» DATASET EXCERPT:

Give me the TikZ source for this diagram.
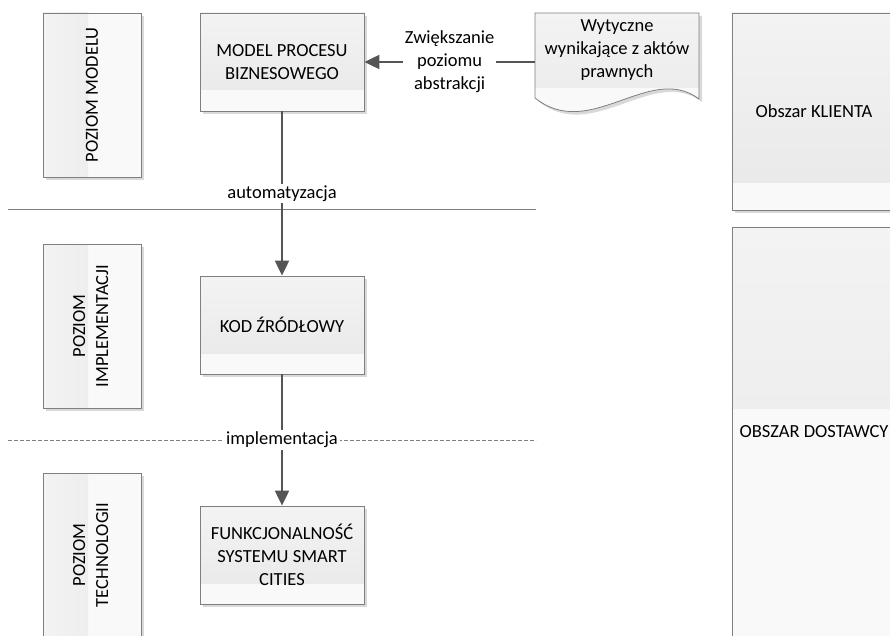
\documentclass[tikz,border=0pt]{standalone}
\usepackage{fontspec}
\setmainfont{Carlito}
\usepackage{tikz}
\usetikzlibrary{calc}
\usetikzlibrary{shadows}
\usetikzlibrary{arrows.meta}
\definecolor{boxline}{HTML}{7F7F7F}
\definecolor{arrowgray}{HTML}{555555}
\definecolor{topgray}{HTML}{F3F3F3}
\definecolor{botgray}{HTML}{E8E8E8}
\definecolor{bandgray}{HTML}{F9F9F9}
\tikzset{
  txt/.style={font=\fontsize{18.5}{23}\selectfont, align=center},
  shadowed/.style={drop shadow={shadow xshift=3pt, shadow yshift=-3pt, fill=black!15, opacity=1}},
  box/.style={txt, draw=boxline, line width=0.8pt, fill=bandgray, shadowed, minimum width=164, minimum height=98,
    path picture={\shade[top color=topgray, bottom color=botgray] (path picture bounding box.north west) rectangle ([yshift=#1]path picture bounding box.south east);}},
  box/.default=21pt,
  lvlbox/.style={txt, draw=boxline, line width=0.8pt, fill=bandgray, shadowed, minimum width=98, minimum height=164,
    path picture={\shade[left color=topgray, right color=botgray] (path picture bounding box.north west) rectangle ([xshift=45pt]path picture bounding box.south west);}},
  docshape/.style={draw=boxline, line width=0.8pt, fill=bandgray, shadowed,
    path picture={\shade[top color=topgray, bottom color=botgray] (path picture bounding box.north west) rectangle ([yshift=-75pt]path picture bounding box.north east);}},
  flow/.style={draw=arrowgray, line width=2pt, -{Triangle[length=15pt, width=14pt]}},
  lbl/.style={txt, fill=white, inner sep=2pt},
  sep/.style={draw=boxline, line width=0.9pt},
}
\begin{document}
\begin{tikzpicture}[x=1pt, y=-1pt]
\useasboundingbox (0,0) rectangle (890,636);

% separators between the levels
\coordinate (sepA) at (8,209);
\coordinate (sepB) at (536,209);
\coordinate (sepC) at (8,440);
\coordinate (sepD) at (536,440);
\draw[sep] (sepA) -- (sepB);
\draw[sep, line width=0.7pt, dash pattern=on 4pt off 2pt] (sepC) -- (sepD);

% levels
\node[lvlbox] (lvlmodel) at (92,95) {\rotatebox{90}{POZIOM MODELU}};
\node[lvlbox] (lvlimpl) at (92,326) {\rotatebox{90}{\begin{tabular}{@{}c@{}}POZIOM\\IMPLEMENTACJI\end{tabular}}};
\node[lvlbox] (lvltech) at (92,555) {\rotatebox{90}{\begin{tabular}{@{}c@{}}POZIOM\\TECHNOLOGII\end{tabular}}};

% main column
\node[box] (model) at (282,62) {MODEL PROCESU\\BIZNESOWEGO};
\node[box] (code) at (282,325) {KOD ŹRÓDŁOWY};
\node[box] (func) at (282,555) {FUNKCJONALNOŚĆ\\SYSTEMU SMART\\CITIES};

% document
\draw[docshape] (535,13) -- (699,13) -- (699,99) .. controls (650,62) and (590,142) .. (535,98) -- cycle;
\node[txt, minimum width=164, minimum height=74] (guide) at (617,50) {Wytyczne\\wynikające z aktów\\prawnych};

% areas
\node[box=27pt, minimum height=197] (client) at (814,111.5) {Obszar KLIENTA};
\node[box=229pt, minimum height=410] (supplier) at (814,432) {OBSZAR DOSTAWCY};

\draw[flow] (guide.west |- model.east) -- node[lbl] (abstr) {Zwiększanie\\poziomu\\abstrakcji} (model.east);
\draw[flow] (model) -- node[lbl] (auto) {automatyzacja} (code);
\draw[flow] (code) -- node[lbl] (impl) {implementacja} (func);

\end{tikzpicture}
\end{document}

» PROBLEM: Quote the material word for word, dropping any images it holds.

» OUTPUT:
Give me the TikZ source for this diagram.
\documentclass[tikz,border=0pt]{standalone}
\usepackage{fontspec}
\setmainfont{Carlito}
\usepackage{tikz}
\usetikzlibrary{calc}
\usetikzlibrary{shadows}
\usetikzlibrary{arrows.meta}
\definecolor{boxline}{HTML}{7F7F7F}
\definecolor{arrowgray}{HTML}{555555}
\definecolor{topgray}{HTML}{F3F3F3}
\definecolor{botgray}{HTML}{E8E8E8}
\definecolor{bandgray}{HTML}{F9F9F9}
\tikzset{
  txt/.style={font=\fontsize{18.5}{23}\selectfont, align=center},
  shadowed/.style={drop shadow={shadow xshift=3pt, shadow yshift=-3pt, fill=black!15, opacity=1}},
  box/.style={txt, draw=boxline, line width=0.8pt, fill=bandgray, shadowed, minimum width=164, minimum height=98,
    path picture={\shade[top color=topgray, bottom color=botgray] (path picture bounding box.north west) rectangle ([yshift=#1]path picture bounding box.south east);}},
  box/.default=21pt,
  lvlbox/.style={txt, draw=boxline, line width=0.8pt, fill=bandgray, shadowed, minimum width=98, minimum height=164,
    path picture={\shade[left color=topgray, right color=botgray] (path picture bounding box.north west) rectangle ([xshift=45pt]path picture bounding box.south west);}},
  docshape/.style={draw=boxline, line width=0.8pt, fill=bandgray, shadowed,
    path picture={\shade[top color=topgray, bottom color=botgray] (path picture bounding box.north west) rectangle ([yshift=-75pt]path picture bounding box.north east);}},
  flow/.style={draw=arrowgray, line width=2pt, -{Triangle[length=15pt, width=14pt]}},
  lbl/.style={txt, fill=white, inner sep=2pt},
  sep/.style={draw=boxline, line width=0.9pt},
}
\begin{document}
\begin{tikzpicture}[x=1pt, y=-1pt]
\useasboundingbox (0,0) rectangle (890,636);

% separators between the levels
\coordinate (sepA) at (8,209);
\coordinate (sepB) at (536,209);
\coordinate (sepC) at (8,440);
\coordinate (sepD) at (536,440);
\draw[sep] (sepA) -- (sepB);
\draw[sep, line width=0.7pt, dash pattern=on 4pt off 2pt] (sepC) -- (sepD);

% levels
\node[lvlbox] (lvlmodel) at (92,95) {\rotatebox{90}{POZIOM MODELU}};
\node[lvlbox] (lvlimpl) at (92,326) {\rotatebox{90}{\begin{tabular}{@{}c@{}}POZIOM\\IMPLEMENTACJI\end{tabular}}};
\node[lvlbox] (lvltech) at (92,555) {\rotatebox{90}{\begin{tabular}{@{}c@{}}POZIOM\\TECHNOLOGII\end{tabular}}};

% main column
\node[box] (model) at (282,62) {MODEL PROCESU\\BIZNESOWEGO};
\node[box] (code) at (282,325) {KOD ŹRÓDŁOWY};
\node[box] (func) at (282,555) {FUNKCJONALNOŚĆ\\SYSTEMU SMART\\CITIES};

% document
\draw[docshape] (535,13) -- (699,13) -- (699,99) .. controls (650,62) and (590,142) .. (535,98) -- cycle;
\node[txt, minimum width=164, minimum height=74] (guide) at (617,50) {Wytyczne\\wynikające z aktów\\prawnych};

% areas
\node[box=27pt, minimum height=197] (client) at (814,111.5) {Obszar KLIENTA};
\node[box=229pt, minimum height=410] (supplier) at (814,432) {OBSZAR DOSTAWCY};

\draw[flow] (guide.west |- model.east) -- node[lbl] (abstr) {Zwiększanie\\poziomu\\abstrakcji} (model.east);
\draw[flow] (model) -- node[lbl] (auto) {automatyzacja} (code);
\draw[flow] (code) -- node[lbl] (impl) {implementacja} (func);

\end{tikzpicture}
\end{document}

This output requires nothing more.